The new proposals would simplify procedures which are costly time-consuming and disproportionate for new methods of underground drilling. Oil, gas and deep geothermal companies will be able to explore their potential, and will in return provide a voluntary community payment for access.
The proposals are:
- Underground right of access for shale gas and deep geothermal operations only below 300m (nearly 1000ft);
- A voluntary community payment of £20,000 per lateral well; and
- A clear notification system to alert local people.
“Britain needs more home-grown energy. Shale development will bring jobs and business opportunities,” said UK Business and Energy Minister Michael Fallon. “We are keen for shale and geothermal exploration to go ahead while protecting residents through the robust regulation that is in place.”

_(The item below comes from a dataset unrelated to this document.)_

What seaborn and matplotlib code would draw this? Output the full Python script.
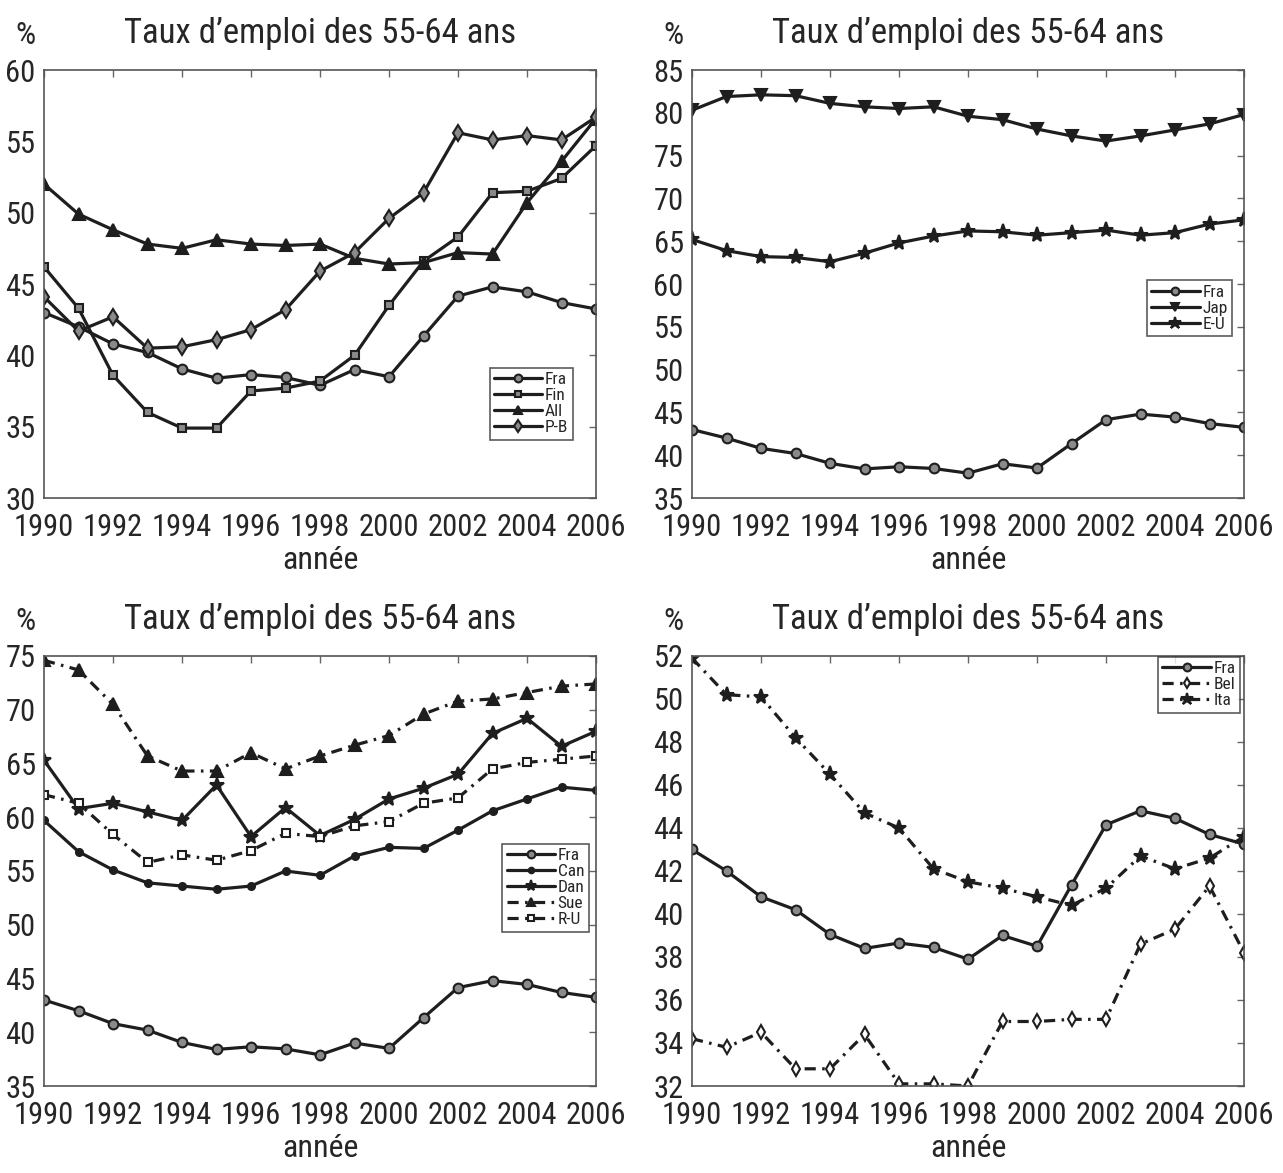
import matplotlib
matplotlib.use("Agg")
import matplotlib.pyplot as plt
from matplotlib import font_manager
import seaborn as sns

sns.set_style("white")

# Prefer a narrow sans face; fall back to condensed DejaVu Sans
names = {f.name for f in font_manager.fontManager.ttflist}
narrow = [n for n in ("Liberation Sans Narrow", "Roboto Condensed", "Open Sans Condensed") if n in names]
if narrow:
    plt.rcParams["font.family"] = [narrow[0], "DejaVu Sans"]
else:
    plt.rcParams["font.family"] = ["DejaVu Sans"]
    plt.rcParams["font.stretch"] = "condensed"

years = list(range(1990, 2007))

fra = [43.0, 42.0, 40.8, 40.2, 39.05, 38.4, 38.65, 38.45, 37.9, 39.0, 38.5, 41.35, 44.15, 44.8, 44.45, 43.7, 43.25]
fin = [46.2, 43.3, 38.6, 36.0, 34.9, 34.9, 37.5, 37.7, 38.2, 40.0, 43.5, 46.6, 48.3, 51.4, 51.5, 52.4, 54.7]
all_ = [52.0, 49.9, 48.8, 47.8, 47.5, 48.1, 47.8, 47.7, 47.8, 46.8, 46.4, 46.5, 47.2, 47.1, 50.7, 53.6, 56.6]
pb = [44.1, 41.7, 42.7, 40.5, 40.6, 41.1, 41.8, 43.2, 45.9, 47.2, 49.6, 51.4, 55.6, 55.1, 55.4, 55.1, 56.7]

jap = [80.3, 81.9, 82.1, 82.0, 81.1, 80.7, 80.5, 80.7, 79.6, 79.2, 78.1, 77.3, 76.7, 77.3, 78.0, 78.7, 79.8]
eu = [65.2, 63.9, 63.2, 63.1, 62.6, 63.6, 64.8, 65.6, 66.2, 66.1, 65.7, 66.0, 66.3, 65.7, 66.0, 67.0, 67.5]

can = [59.7, 56.8, 55.1, 53.9, 53.6, 53.3, 53.6, 55.0, 54.6, 56.4, 57.2, 57.1, 58.8, 60.6, 61.7, 62.8, 62.5]
dan = [65.3, 60.8, 61.3, 60.5, 59.7, 63.0, 58.2, 60.9, 58.3, 59.8, 61.7, 62.7, 64.0, 67.8, 69.2, 66.6, 68.0]
sue = [74.6, 73.7, 70.5, 65.7, 64.3, 64.3, 66.0, 64.5, 65.7, 66.7, 67.6, 69.6, 70.8, 71.0, 71.6, 72.2, 72.4]
ru = [62.1, 61.3, 58.4, 55.8, 56.5, 56.0, 56.9, 58.5, 58.2, 59.2, 59.6, 61.3, 61.8, 64.5, 65.1, 65.4, 65.7]

bel = [34.2, 33.8, 34.5, 32.8, 32.8, 34.4, 32.1, 32.1, 32.0, 35.0, 35.0, 35.1, 35.1, 38.6, 39.3, 41.3, 38.2]
ita = [51.9, 50.2, 50.1, 48.2, 46.5, 44.7, 44.0, 42.1, 41.5, 41.2, 40.8, 40.4, 41.2, 42.7, 42.1, 42.6, 43.6]

title = "Taux d\u2019emploi des 55-64 ans"
xticks = list(range(1990, 2007, 2))

LINE = "#1e1e1e"
GREY = "#8a8a8a"
DASHDOT = (0, (3.5, 2.0, 0.8, 2.0))

fig = plt.figure(figsize=(12.83, 11.73), dpi=100)
W, H = 1283, 1173
PX = 72 / 100  # points per pixel


def make_ax(x0, x1, ytop, ybot):
    return fig.add_axes([x0 / W, 1 - ybot / H, (x1 - x0) / W, (ybot - ytop) / H])


def series(ax, y, label, marker, ms, face, ls="-"):
    sns.lineplot(x=years, y=y, ax=ax, label=label, color=LINE, linewidth=2.3,
                 linestyle=ls, marker=marker, markersize=ms,
                 markerfacecolor=face, markeredgecolor=LINE, markeredgewidth=1.5)


def style(ax, ylim, yticks, leg_anchor):
    ax.set_xlim(1990, 2006)
    ax.set_ylim(*ylim)
    ax.set_xticks(xticks)
    ax.set_yticks(yticks)
    ax.tick_params(direction="in", length=5, width=1.0, color="#666666",
                   labelsize=22, top=True, right=True)
    ax.tick_params(axis="x", pad=11)
    ax.tick_params(axis="y", pad=6)
    for s in ax.spines.values():
        s.set_color("#555555")
        s.set_linewidth(1.2)
    ax.set_title(title, fontsize=25, pad=27 * PX)
    ax.set_xlabel("ann\u00e9e", fontsize=23, labelpad=3)
    ax.set_ylabel("")
    ax.annotate("%", xy=(0, 1), xycoords="axes fraction",
                xytext=(-19, 26), textcoords="offset pixels",
                fontsize=23, ha="center", va="baseline")
    leg = ax.legend(loc="upper right", bbox_to_anchor=leg_anchor, fontsize=12.5,
                    frameon=True, fancybox=False, borderpad=0.25,
                    labelspacing=0.05, handlelength=2.8, handletextpad=0.15,
                    borderaxespad=0.0, markerscale=0.8)
    leg.get_frame().set_edgecolor("#333333")
    leg.get_frame().set_linewidth(1.2)


# Top left: France, Finlande, Allemagne, Pays-Bas
ax1 = make_ax(44, 596, 70, 498)
series(ax1, fra, "Fra", "o", 7, GREY)
series(ax1, fin, "Fin", "s", 6, GREY)
series(ax1, all_, "All", "^", 8, LINE)
series(ax1, pb, "P-B", "d", 8, GREY)
style(ax1, (30, 60), range(30, 61, 5), (0.958, 0.304))

# Top right: France, Japon, Etats-Unis
ax2 = make_ax(692, 1244, 70, 498)
series(ax2, fra, "Fra", "o", 7, GREY)
series(ax2, jap, "Jap", "v", 8, LINE)
series(ax2, eu, "E-U", "*", 11, LINE)
style(ax2, (35, 85), range(35, 86, 5), (0.978, 0.509))

# Bottom left: France, Canada, Danemark, Suede, Royaume-Uni
ax3 = make_ax(44, 596, 656, 1086)
series(ax3, fra, "Fra", "o", 7, GREY)
series(ax3, can, "Can", ".", 10, LINE)
series(ax3, dan, "Dan", "*", 10, LINE)
series(ax3, sue, "Sue", "^", 8, LINE, DASHDOT)
series(ax3, ru, "R-U", "s", 6, "white", DASHDOT)
style(ax3, (35, 75), range(35, 76, 5), (0.987, 0.563))

# Bottom right: France, Belgique, Italie
ax4 = make_ax(692, 1244, 656, 1086)
series(ax4, fra, "Fra", "o", 7, GREY)
series(ax4, bel, "Bel", "d", 7, "white", DASHDOT)
series(ax4, ita, "Ita", "*", 11, LINE, DASHDOT)
style(ax4, (32, 52), range(32, 53, 2), (0.993, 0.998))

fig.savefig("out.png", dpi=100)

“These proposals allow shale and geothermal development while offering a fair deal for communities in return for underground access at depths so deep they will have no negative impact on landowners.”
A company looking to develop shale or geothermal will still need to obtain all the necessary permissions. There are controls in place to regulate seismicity, environmental impacts and planning impacts and there are numerous opportunities for local communities to engage ahead of any development.
Many other industries already access underground land beneath people’s homes in order to lay cables and build infrastructure such as water pipes and tunnels. These are much closer to the surface than the access concerned here. For example the deepest Tube station is around 32m below ground - drilling for gas, oil and deep geothermal energy is much deeper and these proposals would only apply from 300 meters down. Any hydraulic fracturing would only occur at far greater depths of 1.5 kilometer (around 5000ft) or more.
This consultation will be open for 12 weeks. Once feedback has been considered, the UK government will announce next steps.
The Department of Energy and Climate Change has also published a further report by the British Geological Survey on shale gas resources in Great Britain. The new report assesses the resources of the Jurassic shales of the Weald (PDF).
The new Weald report follows a report published last year on the Bowland-Hodder shales of northern England. These reports estimate the oil and gas resources of the formations studied (the oil or gas in the ground) - these are not reserves. For the Weald area, the BGS concludes there is unlikely to be any shale gas potential, but a reasonable central estimate for shale oil is 4.4bn barrels in the ground- again these are not reserves.
A further DECC/BGS report, on the Midland Valley of Scotland, is in preparation.